Why BDP Determines Protocol Requirements:

The bandwidth-delay product directly relates to our parameter 'a':

$$a = \frac{T_p}{T_t} = \frac{T_p}{L/B} = \frac{T_p \cdot B}{L} = \frac{\text{BDP}}{L}$$

Therefore:

$$a = \frac{\text{Bandwidth-Delay Product}}{\text{Frame Size}}$$

This reveals the fundamental relationship:

• When BDP > L (BDP exceeds frame size), we have a > 1 and poor efficiency
• When BDP < L (BDP smaller than frame size), we have a < 1 and acceptable efficiency

The BDP tells us how many frames "fit in the pipe":

$$\text{Frames in flight} = \frac{\text{BDP}}{L} = a$$

For efficient transmission, we want at least as many frames in flight as 'a' suggests—but Stop-and-Wait only allows one frame at a time, regardless of how many could fit.

*Frames needed = BDP / 12,000 bits (assuming 1500-byte frames). This column shows how many frames could theoretically be "in the pipe" simultaneously.

The LFN Problem:

Networks with large bandwidth-delay products are affectionately called "Long Fat Networks" (LFNs, pronounced "elephants"). These networks pose unique challenges for reliable data transfer protocols.

RFC 1323 Definition:

A "long" network has a large RTT (high propagation delay). A "fat" network has high bandwidth. When both are present, the BDP becomes enormous.

Characteristics of LFNs:

• BDP exceeds typical window sizes (65,535 bytes for original TCP)
• Traditional Stop-and-Wait becomes extremely inefficient
• Even sliding window protocols struggle with fixed window sizes
• Sequence number space can be exhausted

Example LFN Scenarios:

These BDP values far exceed original TCP's 64 KB window, necessitating extensions like window scaling (RFC 1323).

LFN Protocol Solutions:

Networks with large BDPs require protocols that can:

1. Keep the pipe full — Multiple frames in flight simultaneously
2. Handle large sequence spaces — Prevent wrap-around during RTT
3. Scale buffer sizes — Accommodate BDP worth of data
4. Manage congestion intelligently — Large BDP means large standing queues

Stop-and-Wait on LFNs:

For a 100 Gbps × 50 ms LFN (BDP = 625 MB):

• Frame size: 1,500 bytes = 12,000 bits
• Transmission time: 12,000 / 10¹¹ = 0.12 μs
• a = 50 ms / 0.12 μs = 416,667
• U = 1 / (1 + 833,334) = 0.00012%

Stop-and-Wait would use 0.00012% of a 100 Gbps link—effectively reducing it to 120 Kbps. This is why sliding window protocols are essential for LFNs.

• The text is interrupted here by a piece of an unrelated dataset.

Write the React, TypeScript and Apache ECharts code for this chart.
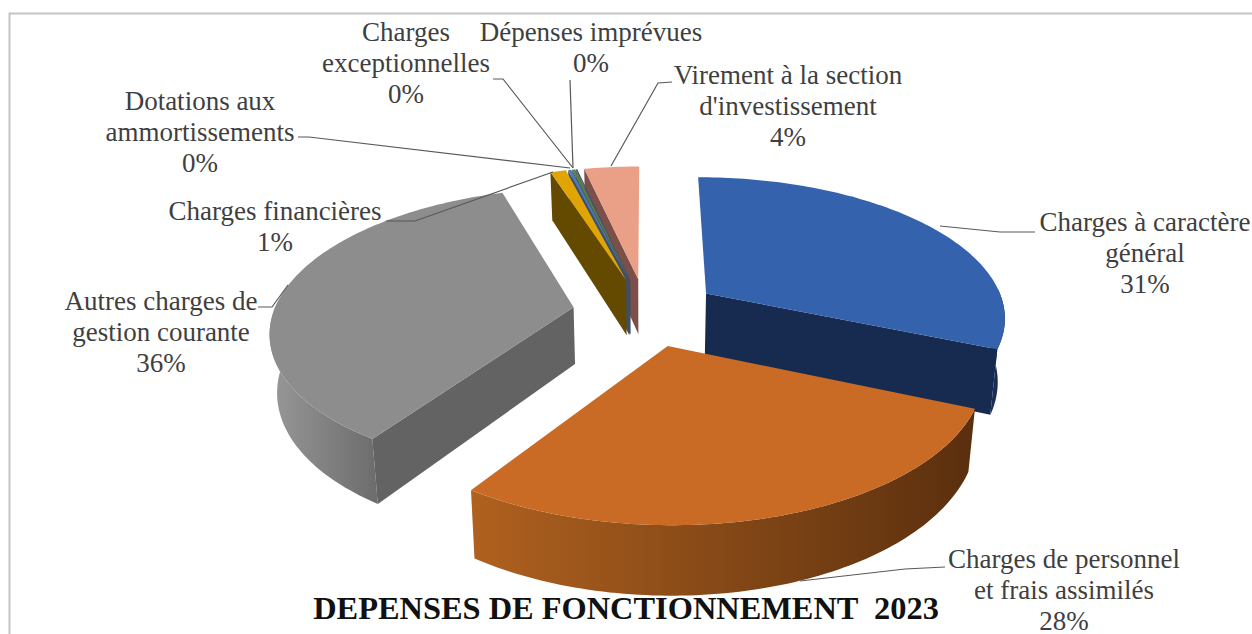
import React, { useEffect, useRef } from "react";
import * as echarts from "echarts";

const categories = [
  "Charges à caractère\ngénéral",
  "Charges de personnel\net frais assimilés",
  "Autres charges de\ngestion courante",
  "Charges financières",
  "Dotations aux\nammortissements",
  "Charges\nexceptionnelles",
  "Dépenses imprévues",
  "Virement à la section\nd'investissement",
];
const values = [31.4, 28, 35.6, 1, 0.2, 0.2, 0.1, 3.5];
const chartTitle = "DEPENSES DE FONCTIONNEMENT  2023";

const topColors = ["#3562ad", "#c96a25", "#8d8d8d", "#e0a504", "#4f79b5", "#5c7f44", "#44546a", "#e9a086"];
const cutColors = ["#172a4f", "#5a2f0e", "#636363", "#644a00", "#3f4f68", "#3f4f68", "#3f4f68", "#7c5048"];
const wallFrom = ["#1a2f5a", "#b0611f", "#989898", "#644a00", "#3f4f68", "#3f4f68", "#3f4f68", "#7c5048"];
const wallTo = ["#14264a", "#5a2f0e", "#6c6c6c", "#644a00", "#3f4f68", "#3f4f68", "#3f4f68", "#7c5048"];
// painter's order: the front slice is drawn last
const drawOrder = [70, 80, 60, 50, 40, 30, 20, 10];
const sliceDepth = [63, 57, 57, 57, 57, 57, 57, 57];

// Projection of the pie plane on the screen
const X0 = 646;
const Y0 = 312;
const FX = 300;
const FY = 139.6;
const PERSP = 0.155;
const BOTTOM_SHRINK = 0.02;
const EXPLODE = 0.245;

const project = (u: number, v: number, depth: number): number[] => {
  const w = 1 / (1 - PERSP * v);
  const shrink = depth > 0 ? 1 - BOTTOM_SHRINK : 1;
  return [X0 + FX * u * w * shrink, Y0 + FY * v * w + depth * w];
};

const labelLayout = [
  { x: 1145, y: 206 },
  { x: 1064, y: 543 },
  { x: 161, y: 285 },
  { x: 275, y: 195 },
  { x: 200, y: 85 },
  { x: 406, y: 16 },
  { x: 591, y: 16 },
  { x: 788, y: 59 },
];
const leaderLines = [
  [[1035, 232], [1000, 232], [940, 226]],
  [[945, 567], [905, 569], [800, 581]],
  [[258, 307], [272, 307], [288, 285]],
  [[386, 221], [415, 221], [553, 172]],
  [[298, 137], [309, 137], [570, 168]],
  [[493, 79], [503, 79], [573, 168]],
  [[570, 80], [573, 168]],
  [[672, 82], [658, 83], [611, 166]],
];

export default function App() {
  const ref = useRef<HTMLDivElement>(null);
  useEffect(() => {
    document.body.style.margin = "0";
    const chart = echarts.init(ref.current!, undefined, { renderer: "svg" });
    const total = values.reduce((a, b) => a + b, 0);
    const starts: number[] = [];
    values.reduce((acc, v, i) => {
      starts[i] = acc;
      return acc + (v / total) * 360;
    }, 0);

    const renderItem = (_p: any, api: any) => {
      const i = api.value(0) as number;
      const val = api.value(1) as number;
      const a0 = (starts[i] * Math.PI) / 180;
      const a1 = a0 + ((val / total) * 360 * Math.PI) / 180;
      const mid = (a0 + a1) / 2;
      const ou = Math.sin(mid) * EXPLODE;
      const ov = -Math.cos(mid) * EXPLODE;
      const steps = Math.max(2, Math.ceil((a1 - a0) / 0.02));
      const d = sliceDepth[i];
      const arcTop: number[][] = [];
      const arcBot: number[][] = [];
      for (let s = 0; s <= steps; s++) {
        const a = a0 + ((a1 - a0) * s) / steps;
        arcTop.push(project(ou + Math.sin(a), ov - Math.cos(a), 0));
        arcBot.push(project(ou + Math.sin(a), ov - Math.cos(a), d));
      }
      const apexT = project(ou, ov, 0);
      const apexB = project(ou, ov, d);
      const z = drawOrder[i];
      const children: any[] = [];
      // outer wall, only the part that faces the viewer
      const vis: number[] = [];
      for (let s = 0; s <= steps; s++) {
        const a = a0 + ((a1 - a0) * s) / steps;
        if (-Math.cos(a) > -0.05) vis.push(s);
      }
      if (vis.length > 1) {
        const top = vis.map((s) => arcTop[s]);
        const bot = vis.map((s) => arcBot[s]).reverse();
        children.push({
          type: "polygon",
          z2: z,
          shape: { points: [...top, ...bot] },
          style: {
            fill: new echarts.graphic.LinearGradient(0, 0, 1, 0, [
              { offset: 0, color: wallFrom[i] },
              { offset: 1, color: wallTo[i] },
            ]),
          },
        });
      }
      // cut faces
      const cut = (normal: number, pT: number[], pB: number[]) => {
        if (-Math.cos(normal) <= 0.01) return;
        children.push({
          type: "polygon",
          z2: z + 1,
          shape: { points: [apexT, pT, pB, apexB] },
          style: { fill: cutColors[i] },
        });
      };
      cut(a0 - Math.PI / 2, arcTop[0], arcBot[0]);
      cut(a1 + Math.PI / 2, arcTop[steps], arcBot[steps]);
      // top face
      children.push({
        type: "polygon",
        z2: z + 2,
        shape: { points: [apexT, ...arcTop] },
        style: { fill: topColors[i] },
      });
      return { type: "group", children };
    };

    const textStyle = {
      fontFamily: "'Liberation Serif', serif",
      fontSize: 27,
      lineHeight: 31,
      fill: "#3f3f3f",
      textAlign: "center",
      textVerticalAlign: "top",
    };

    chart.setOption({
      animation: false,
      backgroundColor: "#ffffff",
      title: {
        text: chartTitle,
        left: 621,
        top: 587,
        textAlign: "center",
        textStyle: {
          fontFamily: "'Liberation Serif', serif",
          fontSize: 32.4,
          fontWeight: "bold",
          color: "#111111",
        },
      },
      series: [
        {
          type: "custom",
          coordinateSystem: "none",
          renderItem,
          silent: true,
          z: 1,
          data: values.map((v, i) => [i, v]),
        },
      ],
      graphic: [
        {
          type: "polyline",
          z: 0,
          shape: { points: [[9.5, 640], [9.5, 13.5], [1252, 13.5]] },
          style: { stroke: "#c4c4c4", lineWidth: 2, fill: "none" },
        },
        ...leaderLines.map((pts) => ({
          type: "polyline",
          z: 5,
          shape: { points: pts },
          style: { stroke: "#595959", lineWidth: 1.2, fill: "none" },
        })),
        ...categories.map((name, i) => ({
          type: "text",
          z: 6,
          x: labelLayout[i].x,
          y: labelLayout[i].y,
          style: { ...textStyle, text: `${name}\n${Math.round(values[i])}%` },
        })),
      ],
    });
    return () => chart.dispose();
  }, []);
  return <div ref={ref} style={{ width: 1252, height: 634 }} />;
}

Network delay consists of multiple components. Understanding how propagation delay relates to other delays is essential for complete network analysis.

The Four Types of Network Delay:

1. Propagation Delay (Tp)

• What: Time for signal to travel through medium
• Formula: d / v
• Controllable? NO — determined by physics and geography
• Typical magnitude: Microseconds (LAN) to hundreds of milliseconds (satellite)

2. Transmission Delay (Tt)

• What: Time to push bits onto the link
• Formula: L / B
• Controllable? YES — increase bandwidth or decrease frame size
• Typical magnitude: Microseconds for high-speed links

3. Processing Delay (Tproc)

• What: Time for devices to process packets (routing decisions, checksums, etc.)
• Formula: Hardware/software dependent
• Controllable? YES — better hardware, optimized software
• Typical magnitude: Microseconds to milliseconds

4. Queuing Delay (Tqueue)

• What: Time spent waiting in router buffers
• Formula: Depends on traffic load; highly variable
• Controllable? PARTIALLY — traffic engineering, QoS
• Typical magnitude: Negligible to hundreds of milliseconds under congestion

Total End-to-End Delay:

$$T_{\text{total}} = T_t + T_p + T_{\text{proc}} + T_{\text{queue}}$$

For multi-hop paths with n links and n-1 routers:

$$T_{\text{total}} = \sum_{i=1}^{n}(T_t^{(i)} + T_p^{(i)}) + \sum_{j=1}^{n-1}(T_{\text{proc}}^{(j)} + T_{\text{queue}}^{(j)})$$

Relative Importance Across Network Types:

This page provided an in-depth exploration of propagation delay—the physics-constrained component of network latency that fundamentally limits Stop-and-Wait efficiency.